The other major tendency the document mentions is the “Militant”. The Militant owes its name to the weekly paper it published while it was performing its    loyal role in the Labour Party. Its real organisation is the Revolutionary Socialist League. This centrist Tendency split into two groups in 1991 after its members were expelled at a Labour Party Conference by the Kinnock Leadership. The Group around the Leadership of Peter Taffe became the Socialist Party of England and Wales SPEW and it broke with Ted Grant over its attitude to the Labour Party. This was called the New Turn and Taffee and his supporters now opposed entry work and became an open political party. It has its own party grouped around the Trade Union and Socialist Coalition and stands candidates in Parliamentary and Local Elections. It has its own Industrial arm the National Shop Stewards Movement. Grant and his supporters wanted to continue entry work in the Labour Party and formed themselves into Socialist Appeal. Grant died in 2006 and the present leaders are Alan woods and Rob Sewell and their members are all in the Labour Party now. No mention is made of the Role that Grant and his supporters performed for the Bureaucrats of Transport House during the late 1950’s when genuine Trotskyist at the time were expelled from the Labour Party . They included Gerry Healy, Bill Hunter Robert and Millie Shaw and others. Grant and his followers sided with the bureaucrats when they abstained over votes for their expulsion was raised at General Management Committee meetings of local Constituency Labour Parties. There was never any principled defence of fellow Trotskyists. They became useful loyal servants for the Labour Party bureaucracy. There is no mention of this in the Workers News article, a major omission by the WIL.

The document accepts the influence of the Healy Tendency amongst large sections of unorganised youth “The formation of the Young Socialists in 1960 was followed by considerable expansion of the Healy Tendency” [4]. In fact Healy and his supporters won the leadership of the Young Socialists through the weekly paper “Keep Left”. This was a massive strike against the right wing Wilson Leadership in the Labour Party, when expulsions were threatened, the SLL withdrew its members amongst the Young Socialists from the Labour Party and they became the youth wing of the SLL. This was the correct tactic of the time.
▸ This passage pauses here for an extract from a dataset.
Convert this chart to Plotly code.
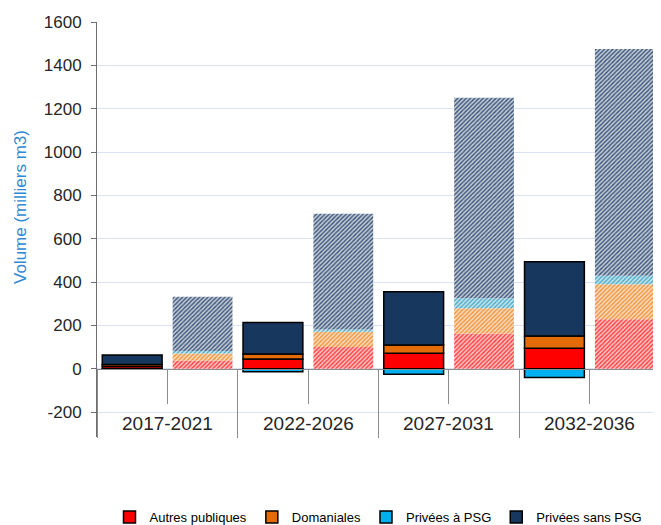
import plotly.graph_objects as go

# ---- data (milliers m3) ----
periods = ["2017-2021", "2022-2026", "2027-2031", "2032-2036"]
series_names = ["Autres publiques", "Domaniales", "Privées à PSG", "Privées sans PSG"]

# first bar of each period (solid)
autres_publiques = [10, 45, 72, 94]
domaniales = [10, 23, 38, 57]
privees_psg = [-2, -14, -26, -40]
privees_sans_psg = [43, 145, 245, 343]

# second bar of each period (hatched)
autres_publiques_h = [38, 100, 163, 228]
domaniales_h = [32, 71, 116, 162]
privees_psg_h = [12, 10, 46, 39]
privees_sans_psg_h = [250, 534, 925, 1046]

y_ticks = [-200, 0, 200, 400, 600, 800, 1000, 1200, 1400, 1600]

colors = ["#ff0000", "#e36c09", "#00b0f0", "#17375e"]
hatch_fg = ["#ff3a3a", "#f0923a", "#4aa9c4", "#3a5478"]
hatch_bg = ["#ffc4c4", "#fbdcbd", "#c6e6f0", "#c3ccd8"]

solid = [autres_publiques, domaniales, privees_psg, privees_sans_psg]
hatched = [autres_publiques_h, domaniales_h, privees_psg_h, privees_sans_psg_h]

x_solid = [2 * i for i in range(len(periods))]
x_hatch = [2 * i + 1 for i in range(len(periods))]

FONT = "Liberation Sans, Arial, sans-serif"

fig = go.Figure()
for name, vals, col in zip(series_names, solid, colors):
    fig.add_trace(go.Bar(
        x=x_solid, y=vals, name=name, width=0.85,
        marker=dict(color=col, line=dict(color="#000000", width=1.5)),
        legendgroup=name,
    ))
for name, vals, fg, bg in zip(series_names, hatched, hatch_fg, hatch_bg):
    fig.add_trace(go.Bar(
        x=x_hatch, y=vals, name=name, width=0.85, showlegend=False,
        legendgroup=name,
        marker=dict(color=fg, line=dict(width=0),
                    pattern=dict(shape="/", fgcolor=fg, bgcolor=bg,
                                 size=3, solidity=0.45, fillmode="replace")),
    ))

ymin, ymax = -315, 1600
zero_pos = (0 - ymin) / (ymax - ymin)

for i, p in enumerate(periods):
    fig.add_annotation(x=2 * i + 0.5, y=-252, xref="x", yref="y", text=p,
                       showarrow=False, font=dict(size=19, color="#262626", family=FONT))

# page body has an 8px margin: figure pixel = screen pixel - 8
# plot area on screen: x 97..660, y 22..437  -> figure: x 89..652, y 14..429
fig.add_annotation(x=(20 - 97) / (660 - 97), y=(437 - 207) / (437 - 22),
                   xref="paper", yref="paper", text="Volume (milliers m3)",
                   showarrow=False, textangle=-90, xanchor="center", yanchor="middle",
                   font=dict(size=17, color="#2f8ad3", family=FONT))

fig.update_layout(
    width=653, height=517,
    margin=dict(l=89, r=1, t=14, b=88, autoexpand=False),
    plot_bgcolor="#ffffff", paper_bgcolor="#ffffff",
    barmode="relative",
    font=dict(family=FONT, size=14, color="#262626"),
    xaxis=dict(
        range=[-0.5, 7.5], anchor="free", position=zero_pos, automargin=False,
        showticklabels=False, showgrid=False, zeroline=False,
        showline=True, linecolor="#8c8c8c", linewidth=1,
        ticks="outside", tick0=-0.5, dtick=2, ticklen=68, tickcolor="#8c8c8c", tickwidth=1,
        minor=dict(ticks="outside", tick0=-0.5, dtick=1, ticklen=34,
                   tickcolor="#8c8c8c", tickwidth=1, showgrid=False),
    ),
    yaxis=dict(
        range=[ymin, ymax], tickvals=y_ticks, ticktext=[str(v) for v in y_ticks],
        automargin=False, ticklabelstandoff=6,
        showgrid=True, gridcolor="#d9e3f5", gridwidth=1, zeroline=False,
        showline=True, linecolor="#6e6e6e", linewidth=1,
        ticks="outside", ticklen=5, tickcolor="#6e6e6e",
        tickfont=dict(size=17, color="#262626"),
    ),
    legend=dict(orientation="h", x=0.5, xanchor="center",
                y=-(517 - 437) / (437 - 22), yanchor="middle",
                font=dict(size=13, color="#000000"), traceorder="normal",
                itemwidth=30),
    showlegend=True,
)

fig.write_html("out.html")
Grant and his followers became the Labour party Young socialists. The SLL and before it the WIL had conducted a correct perspective as far as entry work was concerned. It won large sections of youth to its banner. Sheila Torrance now in the leadership of the WRP was won through the policies of the SLL.

The IMG and AT and the WSL I will deal with in another article, suffice to say that in 1974 when there was a faction fight inside the WRP over aspects of the Transitional programme I supported the majority against the minority of AT, AR, JL, AC, KB, RB and MJ who went on to form the leadership of the WSL. Having had time to reflect on the issue I felt the way that the majority bureaucratically expelled the minority without any debate was wrong. The minority should have been given the opportunity to present their arguments in a rational and democratic way.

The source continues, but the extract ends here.